The Chinese government defends the law’s extraterritorial reach under the protective principle in international law. According to this theory of jurisdiction,5 a state can enact laws that regulate the conduct of noncitizens—beyond its territory—when they commit acts against the “security”6 or “essential interests”7 of the state. A basis of jurisdiction tracing back to the Italian city-states,8 the protective principle is playing an important role in Beijing’s effort to, in its words, “take up legal weapons” and build an extraterritorial system of law.9

Though novel in the Chinese context,10 this development is just the latest example of an old problem: the “jurisdiction creep” of criminal law under the protective principle. From 1800s France to post-9/11 America, nations across the globe have enacted statutes that criminalize an increasing breadth of offenses overseas.11 Because the only limiting principle of protective jurisdiction is a state’s essential interests, the more broadly a state defines these interests, the more widely its laws will reach. The conceptual expansion of security in the twenty-first century has further facilitated this trend.12

Without limits, the reach of criminal law across borders comes with costs for the interests of both states and individuals, as the Permanent Court of International Justice (PCIJ) first noted in the landmark Lotus case.13 When the court handed down this decision in 1927, it affirmed that jurisdiction to enact statutes represents a core right of state sovereignty: the right of a nation to build a rule of law, within its borders, to the “exclusion” of other states.14 This interest is undermined when a government reaches its statutes into the territory of other nations, especially when these statutes conflict—and they often do—with the other states’ senses of justice. Laws that apply everywhere also subject individuals to criminal penalties of which they have no knowledge and to the authority of governments with which they have no ties.15

Even more fundamentally, the impulse to criminalize conduct thousands of miles from home threatens to tear at the fabric of “[w]orld [s]ociety.”16 That is, in a pluralistic legal order where states maintain bitter disagreements about how to govern and which laws to pass, coexistence depends on the observance of some legal boundaries.17 Recent bilateral disputes over the scope of extraterritoriality under the protective principle illustrate its destabilizing effects on international relations.18

Scholars have taken notice of this issue and considered solutions.19 Noting that the protective principle is uniquely susceptible to jurisdiction creep, they have proposed new formulations of it. The two primary reformulations in the literature are vulnerable to their own objections, however. The first, springing from an early-twentieth-century effort to codify a treaty on jurisdiction, does not account for states’ modern uses of the protective principle.20 The second proposes a framework—rooted in self-defense—that is arguably as manipulable as the current one.21 Moreover, neither grapples with the sophisticated strategies of some states, including China, to integrate the protective principle throughout their legal systems.22

After providing an original analysis of the protective principle, this Note proposes a better way. Specifically, it offers a novel formula to limit states’ exercises of protective jurisdiction so that they regulate extraterritorial conduct only when they have a “legitimate interest[]” in self-protection at stake.23 This change ensures more targeted applications of the protective principle to avoid infringing on states’ interests and subjecting individuals to infinite layers of criminal prohibitions.
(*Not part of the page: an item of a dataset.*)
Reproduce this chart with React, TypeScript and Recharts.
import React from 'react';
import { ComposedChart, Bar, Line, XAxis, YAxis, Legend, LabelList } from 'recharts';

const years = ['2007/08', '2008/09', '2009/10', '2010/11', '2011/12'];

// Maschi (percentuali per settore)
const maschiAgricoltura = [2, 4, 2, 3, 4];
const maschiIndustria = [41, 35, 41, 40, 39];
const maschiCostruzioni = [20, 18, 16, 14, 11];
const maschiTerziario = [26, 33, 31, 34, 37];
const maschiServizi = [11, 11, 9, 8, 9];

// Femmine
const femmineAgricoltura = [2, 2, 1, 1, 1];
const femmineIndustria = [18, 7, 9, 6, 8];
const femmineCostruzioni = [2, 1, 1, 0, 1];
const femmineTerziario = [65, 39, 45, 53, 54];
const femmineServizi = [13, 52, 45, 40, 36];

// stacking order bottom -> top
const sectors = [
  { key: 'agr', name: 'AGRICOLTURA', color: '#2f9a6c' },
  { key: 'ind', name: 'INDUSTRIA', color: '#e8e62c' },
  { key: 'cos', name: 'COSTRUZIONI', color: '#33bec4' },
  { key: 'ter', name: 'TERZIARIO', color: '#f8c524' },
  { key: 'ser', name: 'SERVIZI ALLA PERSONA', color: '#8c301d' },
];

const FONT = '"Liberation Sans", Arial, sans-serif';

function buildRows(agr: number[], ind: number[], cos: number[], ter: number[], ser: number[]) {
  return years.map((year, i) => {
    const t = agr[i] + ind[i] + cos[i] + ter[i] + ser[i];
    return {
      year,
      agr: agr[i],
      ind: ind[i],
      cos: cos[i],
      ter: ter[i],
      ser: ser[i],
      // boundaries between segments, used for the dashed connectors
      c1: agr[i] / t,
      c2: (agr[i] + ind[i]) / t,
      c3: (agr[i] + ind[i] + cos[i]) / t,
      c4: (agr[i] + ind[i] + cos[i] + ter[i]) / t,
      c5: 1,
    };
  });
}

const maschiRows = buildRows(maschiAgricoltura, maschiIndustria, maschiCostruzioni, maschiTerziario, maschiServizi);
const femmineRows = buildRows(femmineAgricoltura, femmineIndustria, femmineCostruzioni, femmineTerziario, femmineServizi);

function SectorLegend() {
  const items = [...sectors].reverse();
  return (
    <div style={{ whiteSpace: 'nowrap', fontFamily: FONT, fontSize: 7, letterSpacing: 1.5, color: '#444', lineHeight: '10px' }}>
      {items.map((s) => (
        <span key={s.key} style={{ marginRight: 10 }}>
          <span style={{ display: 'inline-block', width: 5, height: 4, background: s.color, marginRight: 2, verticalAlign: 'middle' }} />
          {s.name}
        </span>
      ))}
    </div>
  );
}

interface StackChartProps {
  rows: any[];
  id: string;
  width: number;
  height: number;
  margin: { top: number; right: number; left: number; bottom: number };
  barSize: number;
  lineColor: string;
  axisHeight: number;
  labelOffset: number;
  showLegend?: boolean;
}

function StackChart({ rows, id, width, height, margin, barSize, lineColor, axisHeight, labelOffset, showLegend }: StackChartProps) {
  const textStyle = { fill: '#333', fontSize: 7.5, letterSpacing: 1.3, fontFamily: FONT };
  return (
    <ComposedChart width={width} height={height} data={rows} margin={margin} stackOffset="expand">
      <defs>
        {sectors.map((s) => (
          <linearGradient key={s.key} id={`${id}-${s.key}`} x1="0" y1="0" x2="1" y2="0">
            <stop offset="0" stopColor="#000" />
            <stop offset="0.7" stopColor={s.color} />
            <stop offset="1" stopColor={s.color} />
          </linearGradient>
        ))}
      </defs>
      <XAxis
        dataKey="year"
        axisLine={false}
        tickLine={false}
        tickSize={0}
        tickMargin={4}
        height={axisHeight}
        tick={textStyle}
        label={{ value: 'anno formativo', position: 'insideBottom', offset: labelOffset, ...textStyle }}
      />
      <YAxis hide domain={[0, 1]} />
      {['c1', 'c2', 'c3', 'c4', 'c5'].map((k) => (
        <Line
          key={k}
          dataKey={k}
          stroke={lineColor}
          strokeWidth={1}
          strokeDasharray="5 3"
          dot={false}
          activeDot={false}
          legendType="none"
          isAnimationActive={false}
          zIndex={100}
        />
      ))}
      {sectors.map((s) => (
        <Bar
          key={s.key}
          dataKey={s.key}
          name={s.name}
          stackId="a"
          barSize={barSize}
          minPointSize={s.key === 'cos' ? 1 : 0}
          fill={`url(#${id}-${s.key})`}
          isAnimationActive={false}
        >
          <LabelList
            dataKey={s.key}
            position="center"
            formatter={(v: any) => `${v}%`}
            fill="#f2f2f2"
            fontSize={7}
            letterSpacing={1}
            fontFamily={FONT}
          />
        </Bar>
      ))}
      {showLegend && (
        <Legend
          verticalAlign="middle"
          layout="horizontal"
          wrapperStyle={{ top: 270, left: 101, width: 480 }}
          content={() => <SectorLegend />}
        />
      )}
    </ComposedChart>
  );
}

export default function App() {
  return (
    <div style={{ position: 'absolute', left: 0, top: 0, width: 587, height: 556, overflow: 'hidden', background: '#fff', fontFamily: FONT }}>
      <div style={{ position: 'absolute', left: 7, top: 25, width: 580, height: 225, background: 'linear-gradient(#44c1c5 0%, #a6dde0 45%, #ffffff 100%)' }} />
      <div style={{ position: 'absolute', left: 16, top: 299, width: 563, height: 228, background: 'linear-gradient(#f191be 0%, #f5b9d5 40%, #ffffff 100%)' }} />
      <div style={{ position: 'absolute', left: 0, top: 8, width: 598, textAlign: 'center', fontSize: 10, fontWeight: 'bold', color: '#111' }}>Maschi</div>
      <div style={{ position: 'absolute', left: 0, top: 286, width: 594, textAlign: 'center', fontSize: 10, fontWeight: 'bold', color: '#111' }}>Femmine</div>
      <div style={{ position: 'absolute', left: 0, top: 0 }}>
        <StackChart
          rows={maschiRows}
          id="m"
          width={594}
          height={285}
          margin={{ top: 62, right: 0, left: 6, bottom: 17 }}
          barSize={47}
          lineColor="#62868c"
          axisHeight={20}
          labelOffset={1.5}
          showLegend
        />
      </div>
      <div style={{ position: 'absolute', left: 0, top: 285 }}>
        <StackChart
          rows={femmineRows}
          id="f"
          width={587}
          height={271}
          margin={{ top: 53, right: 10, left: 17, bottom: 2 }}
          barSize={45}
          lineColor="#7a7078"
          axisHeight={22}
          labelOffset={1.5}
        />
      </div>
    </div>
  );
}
This formula takes the form of a two-part test. The first part adapts principles developed in the context of international trade law to identify criteria that can suggest whether there is a “sufficient nexus between” the conduct a state seeks to regulate and its essential interests.24 This part relies on an examination of (1) analogous laws in state practice and (2) the “content” and “structure” of an extraterritorial regulation.25 The second part of the test considers whether there is a nexus between the state and the perpetrator of the act to justify the state’s exercise of jurisdiction. It assesses whether the state and the actor have substantial ties—a thick and continuing relationship—that would form an equally necessary connection between the state and the foreign controversy.26

As I will explain below, this test is anchored both in the insights of the Lotus case—the foundational judgment on extraterritorial jurisdiction—and in the genuine-connection doctrine of customary international law.27 Admittedly, as there is no treaty or specialized court that regulates states’ exercises of jurisdiction, governments would apply the test in a decentralized fashion.28 Nonetheless, adopting this framework could have immediate effects on states’ ability to obtain custody of non-nationals through extradition. Over time it could also become integrated with more formal structures of international law.
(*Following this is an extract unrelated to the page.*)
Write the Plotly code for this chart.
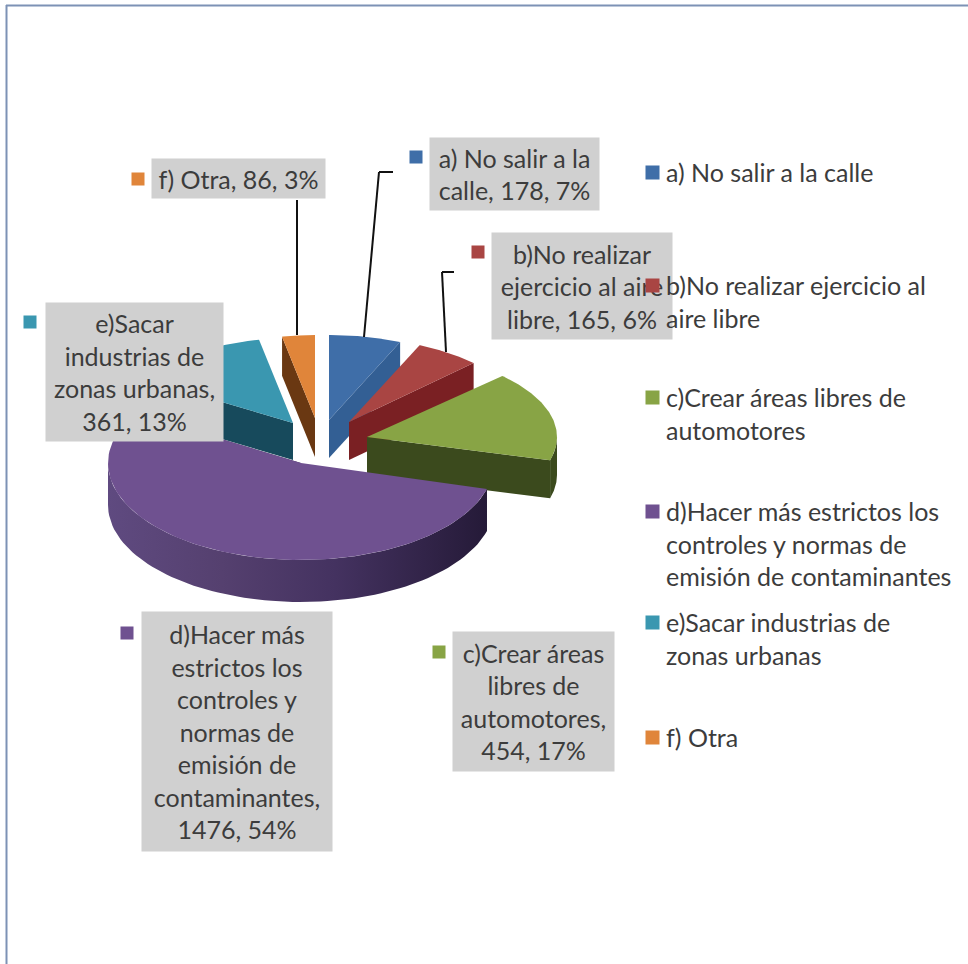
import numpy as np
import plotly.graph_objects as go

# ---- data ----
categories = ["a) No salir a la calle", "b)No realizar ejercicio al aire libre",
              "c)Crear áreas libres de automotores",
              "d)Hacer más estrictos los controles y normas de emisión de contaminantes",
              "e)Sacar industrias de zonas urbanas", "f) Otra"]
values = [178, 165, 454, 1476, 361, 86]
percents = [7, 6, 17, 54, 13, 3]

legend_lines = [["a) No salir a la calle"],
                ["b)No realizar ejercicio al", "aire libre"],
                ["c)Crear áreas libres de", "automotores"],
                ["d)Hacer más estrictos los", "controles y normas de", "emisión de contaminantes"],
                ["e)Sacar industrias de", "zonas urbanas"],
                ["f) Otra"]]
label_lines = [["a) No salir a la", "calle, 178, 7%"],
               ["b)No realizar", "ejercicio al aire", "libre, 165, 6%"],
               ["c)Crear áreas", "libres de", "automotores,", "454, 17%"],
               ["d)Hacer más", "estrictos los", "controles y", "normas de", "emisión de", "contaminantes,", "1476, 54%"],
               ["e)Sacar", "industrias de", "zonas urbanas,", "361, 13%"],
               ["f) Otra, 86, 3%"]]

# ---- styles ----
top_colors = ["#3f6ea8", "#a94543", "#88a445", "#6f5190", "#3a97b0", "#e0853a"]
wall_colors = ["#2f5a8e", "#7a2023", "#3b4a1d", "#3d2b57", "#174a5c", "#6a3812"]
cut_colors = ["#335f94", "#7a2023", "#3b4a1d", "#3d2b57", "#174a5c", "#6a3812"]
apex = [(329, 420), (349, 422), (367, 437), (301, 463), (293, 423), (315, 418)]
radii = [(178, 85), (175, 84), (190, 87), (193, 97), (172, 85), (167, 83)]
depth = [38, 38, 38, 42, 37, 39]
cut_side = ["end", "end", "end", "end", "start", "start"]
draw_order = [0, 1, 4, 5, 2, 3]
legend_pos = [172, 285, 397, 511, 622, 737]
label_box = [(429, 137, 169, 72), (491, 232, 180, 106), (452, 631, 161, 139),
             (141, 611, 190, 239), (45, 302, 177, 138), (151, 158, 173, 39)]
label_key = [(416, 157), (478, 252), (439, 652), (127, 633), (30, 322), (138, 179)]
leaders = [[(364, 337), (379, 172), (393, 172)],
           [(446, 352), (442, 272), (454, 272)],
           [(297, 200), (297, 335)]]
FONT = "Lato"
TEXT = "#3c3c3c"
FS = 25

# ---- geometry derived from the values ----
total = sum(values)
edges = np.concatenate([[0], np.cumsum(values)]) / total * 2 * np.pi


def point(i, t, dz=0):
    cx, cy = apex[i]
    rx, ry = radii[i]
    return cx + rx * np.sin(t), cy - ry * np.cos(t) + dz


def key(x, y, size, color):
    return dict(x=x, y=y, xanchor="center", yanchor="middle", width=size, height=size,
                showarrow=False, bgcolor=color, borderpad=0, text=" ",
                font=dict(family=FONT, size=8, color=color))


fig = go.Figure()
for i in draw_order:
    a0, a1 = edges[i], edges[i + 1]
    ax, ay = apex[i]
    d = depth[i]
    # cut face
    t = a1 if cut_side[i] == "end" else a0
    px_, py_ = point(i, t)
    fig.add_trace(go.Scatter(x=[ax, px_, px_, ax, ax], y=[ay, py_, py_ + d, ay + d, ay],
                             mode="lines", fill="toself", fillcolor=cut_colors[i],
                             line=dict(width=0), hoverinfo="skip", showlegend=False))
    # outer wall (front half of the ellipse only)
    lo, hi = max(a0, np.pi / 2), min(a1, 3 * np.pi / 2)
    if hi > lo:
        ts = np.linspace(lo, hi, 80)
        xs, ys = point(i, ts)
        wx = np.concatenate([xs, xs[::-1], xs[:1]])
        wy = np.concatenate([ys, (ys + d)[::-1], ys[:1]])
        kw = dict(fillcolor=wall_colors[i])
        if i == 3:
            kw = dict(fillgradient=dict(type="horizontal",
                      colorscale=[[0, "#5f4a80"], [0.3, "#55406f"], [0.6, "#443260"], [1, "#251a38"]]))
        fig.add_trace(go.Scatter(x=wx, y=wy, mode="lines", fill="toself", line=dict(width=0),
                                 hoverinfo="skip", showlegend=False, **kw))
    # top surface
    ts = np.linspace(a0, a1, 100)
    xs, ys = point(i, ts)
    fig.add_trace(go.Scatter(x=np.concatenate([[ax], xs, [ax]]), y=np.concatenate([[ay], ys, [ay]]),
                             mode="lines", fill="toself", fillcolor=top_colors[i],
                             line=dict(width=0), name=categories[i],
                             text=f"{categories[i]}: {values[i]} ({percents[i]}%)",
                             hoverinfo="text", showlegend=False))

shapes = [
    dict(type="line", x0=6, x1=968, y0=5.5, y1=5.5, line=dict(color="#7d92b5", width=2)),
    dict(type="line", x0=6.5, x1=6.5, y0=5, y1=964, line=dict(color="#7d92b5", width=2)),
]
for pts in leaders:
    for (x0, y0), (x1, y1) in zip(pts[:-1], pts[1:]):
        shapes.append(dict(type="line", x0=x0, y0=y0, x1=x1, y1=y1, line=dict(color="#111111", width=2)))

annotations = []
for i in range(len(values)):
    x, y, w, h = label_box[i]
    annotations.append(dict(x=x, y=y, xanchor="left", yanchor="top", width=w, height=h,
                            showarrow=False, bgcolor="#d0d0d0", borderpad=0, align="center",
                            valign="middle", text="<br>".join(label_lines[i]),
                            font=dict(family=FONT, size=FS, color=TEXT)))
    kx, ky = label_key[i]
    annotations.append(key(kx, ky, 12, top_colors[i]))
for i in range(len(values)):
    annotations.append(dict(x=665, y=legend_pos[i] - 16, xanchor="left", yanchor="top",
                            showarrow=False, align="left", borderpad=0,
                            text="<br>".join(legend_lines[i]),
                            font=dict(family=FONT, size=FS, color=TEXT)))
    annotations.append(key(652, legend_pos[i], 13, top_colors[i]))

fig.update_layout(
    width=968, height=964, margin=dict(l=0, r=0, t=0, b=0),
    paper_bgcolor="white", plot_bgcolor="white", showlegend=False,
    xaxis=dict(range=[0, 968], visible=False, fixedrange=True),
    yaxis=dict(range=[964, 0], visible=False, fixedrange=True),
    shapes=shapes, annotations=annotations,
)
fig.write_html("out.html", config=dict(displayModeBar=False),
               post_script="document.body.style.margin='0';document.body.style.overflow='hidden';")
This Note proceeds in four Parts. Part I begins with background on the theoretical grounding of the protective principle. It argues that, though “protection of the state” provides a justification for the existence of the protective principle, it is insufficient as a limiting framework. Consequently, the principle allows for essentially unbounded exercises of extraterritoriality. Part II tracks the effects of protective-jurisdiction creep on state sovereignty, individuals’ interests, and international relations. I use the Chinese legal system as my main case study because China’s widescale use of the protective principle provides the best window into understanding the principle’s implications today. The pace with which Beijing has embraced the principle also brings urgency to the development of new jurisdictional limits. Part III then proposes a two-part test to limit states’ exercises of protective jurisdiction and applies the test to canonical and emerging instances of extraterritoriality. Finally, Part IV discusses the implications of this framework for broader issues in international law.
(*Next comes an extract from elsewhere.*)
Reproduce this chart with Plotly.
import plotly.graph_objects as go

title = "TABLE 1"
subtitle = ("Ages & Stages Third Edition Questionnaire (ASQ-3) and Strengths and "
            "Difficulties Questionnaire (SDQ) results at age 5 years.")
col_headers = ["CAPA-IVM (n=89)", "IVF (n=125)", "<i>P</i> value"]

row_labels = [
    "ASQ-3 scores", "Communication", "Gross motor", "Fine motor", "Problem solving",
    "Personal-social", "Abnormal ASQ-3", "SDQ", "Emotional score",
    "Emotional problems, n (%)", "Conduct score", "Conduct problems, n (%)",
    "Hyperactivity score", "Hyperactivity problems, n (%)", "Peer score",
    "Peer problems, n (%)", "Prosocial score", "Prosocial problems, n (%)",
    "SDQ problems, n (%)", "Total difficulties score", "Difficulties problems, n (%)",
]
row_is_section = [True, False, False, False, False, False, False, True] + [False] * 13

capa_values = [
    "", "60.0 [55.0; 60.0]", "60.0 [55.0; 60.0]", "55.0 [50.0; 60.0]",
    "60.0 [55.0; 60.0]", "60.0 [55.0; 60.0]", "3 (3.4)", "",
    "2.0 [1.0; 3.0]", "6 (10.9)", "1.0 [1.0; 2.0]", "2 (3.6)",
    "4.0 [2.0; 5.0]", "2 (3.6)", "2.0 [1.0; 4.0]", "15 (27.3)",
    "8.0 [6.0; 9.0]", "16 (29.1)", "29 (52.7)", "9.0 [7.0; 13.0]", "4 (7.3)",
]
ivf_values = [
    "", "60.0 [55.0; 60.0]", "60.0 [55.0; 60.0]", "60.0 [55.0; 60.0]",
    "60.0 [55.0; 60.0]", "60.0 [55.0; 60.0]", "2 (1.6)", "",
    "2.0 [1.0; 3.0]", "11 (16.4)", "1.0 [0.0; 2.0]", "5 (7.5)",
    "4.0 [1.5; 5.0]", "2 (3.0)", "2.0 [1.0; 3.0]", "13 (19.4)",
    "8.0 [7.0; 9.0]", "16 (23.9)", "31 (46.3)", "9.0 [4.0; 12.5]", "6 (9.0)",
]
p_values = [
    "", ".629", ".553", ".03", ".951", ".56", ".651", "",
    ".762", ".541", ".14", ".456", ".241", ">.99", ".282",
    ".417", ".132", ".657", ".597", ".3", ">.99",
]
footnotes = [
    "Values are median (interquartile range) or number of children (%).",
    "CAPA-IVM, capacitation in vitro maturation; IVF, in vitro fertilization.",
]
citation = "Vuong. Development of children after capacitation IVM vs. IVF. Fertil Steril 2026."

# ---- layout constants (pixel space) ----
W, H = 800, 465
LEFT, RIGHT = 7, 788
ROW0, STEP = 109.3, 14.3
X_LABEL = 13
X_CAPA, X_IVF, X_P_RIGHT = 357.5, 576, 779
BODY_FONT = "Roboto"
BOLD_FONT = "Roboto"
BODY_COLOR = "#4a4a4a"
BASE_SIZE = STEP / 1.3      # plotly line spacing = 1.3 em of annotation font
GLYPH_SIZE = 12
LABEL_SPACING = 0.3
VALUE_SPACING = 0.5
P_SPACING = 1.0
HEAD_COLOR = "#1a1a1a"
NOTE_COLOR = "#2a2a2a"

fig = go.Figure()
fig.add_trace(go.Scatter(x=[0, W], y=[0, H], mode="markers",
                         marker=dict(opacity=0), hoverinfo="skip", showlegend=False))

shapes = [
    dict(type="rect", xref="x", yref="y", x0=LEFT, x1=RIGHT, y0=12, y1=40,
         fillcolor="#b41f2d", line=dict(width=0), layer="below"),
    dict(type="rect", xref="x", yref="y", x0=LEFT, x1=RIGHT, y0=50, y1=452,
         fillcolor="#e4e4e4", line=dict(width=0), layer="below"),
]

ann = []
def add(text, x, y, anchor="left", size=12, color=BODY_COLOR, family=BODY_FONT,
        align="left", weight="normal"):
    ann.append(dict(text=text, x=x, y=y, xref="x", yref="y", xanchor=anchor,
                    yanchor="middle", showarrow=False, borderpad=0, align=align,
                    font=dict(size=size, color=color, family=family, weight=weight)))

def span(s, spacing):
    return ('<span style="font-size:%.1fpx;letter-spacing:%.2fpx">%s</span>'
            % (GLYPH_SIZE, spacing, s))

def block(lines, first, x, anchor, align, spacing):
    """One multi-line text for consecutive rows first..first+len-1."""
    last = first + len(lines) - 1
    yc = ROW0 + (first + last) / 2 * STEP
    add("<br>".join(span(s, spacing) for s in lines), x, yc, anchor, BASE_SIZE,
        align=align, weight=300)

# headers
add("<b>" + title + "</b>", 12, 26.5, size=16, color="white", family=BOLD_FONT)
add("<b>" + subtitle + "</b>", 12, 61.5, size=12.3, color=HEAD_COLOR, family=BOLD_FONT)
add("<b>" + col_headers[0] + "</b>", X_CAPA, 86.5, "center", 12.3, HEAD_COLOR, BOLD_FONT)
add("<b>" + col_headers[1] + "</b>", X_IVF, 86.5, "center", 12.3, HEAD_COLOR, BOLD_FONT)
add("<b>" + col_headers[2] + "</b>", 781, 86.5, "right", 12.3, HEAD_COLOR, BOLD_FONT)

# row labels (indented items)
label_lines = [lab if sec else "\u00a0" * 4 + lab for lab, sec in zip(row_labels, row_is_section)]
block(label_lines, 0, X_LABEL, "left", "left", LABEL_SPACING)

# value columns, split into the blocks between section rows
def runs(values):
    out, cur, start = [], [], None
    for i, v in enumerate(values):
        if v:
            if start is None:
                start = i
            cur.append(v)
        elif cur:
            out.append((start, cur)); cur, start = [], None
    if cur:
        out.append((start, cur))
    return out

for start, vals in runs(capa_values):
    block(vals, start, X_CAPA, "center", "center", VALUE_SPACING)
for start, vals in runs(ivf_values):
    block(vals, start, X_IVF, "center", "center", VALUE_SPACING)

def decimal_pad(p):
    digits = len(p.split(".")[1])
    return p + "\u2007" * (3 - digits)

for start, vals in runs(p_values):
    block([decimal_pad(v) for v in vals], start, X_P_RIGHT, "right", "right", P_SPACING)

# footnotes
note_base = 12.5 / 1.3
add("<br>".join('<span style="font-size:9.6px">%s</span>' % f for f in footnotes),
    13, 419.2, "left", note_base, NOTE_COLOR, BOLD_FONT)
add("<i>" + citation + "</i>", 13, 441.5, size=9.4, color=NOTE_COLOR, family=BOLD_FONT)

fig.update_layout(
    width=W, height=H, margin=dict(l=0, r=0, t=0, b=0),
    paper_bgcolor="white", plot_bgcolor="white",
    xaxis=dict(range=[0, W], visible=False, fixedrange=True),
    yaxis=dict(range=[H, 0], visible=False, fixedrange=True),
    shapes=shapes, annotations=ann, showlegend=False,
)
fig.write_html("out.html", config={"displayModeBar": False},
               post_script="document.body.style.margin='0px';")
As I note in Part IV, the implications of this framework extend beyond the protective principle. They get at central questions in international law: what a state can do—and how far it can go—to protect its interests, and how its interests interact with those of all other states. Deriving broader principles from this study of protective jurisdiction, this Part argues that now more than ever, our answers to these questions must grapple with the fact that as nations have faced challenges of an increasingly global nature, their interests have become more intertwined—and their “self-protection” has, too. This calls for a reconceptualization of the role of unilateral protective measures in international law.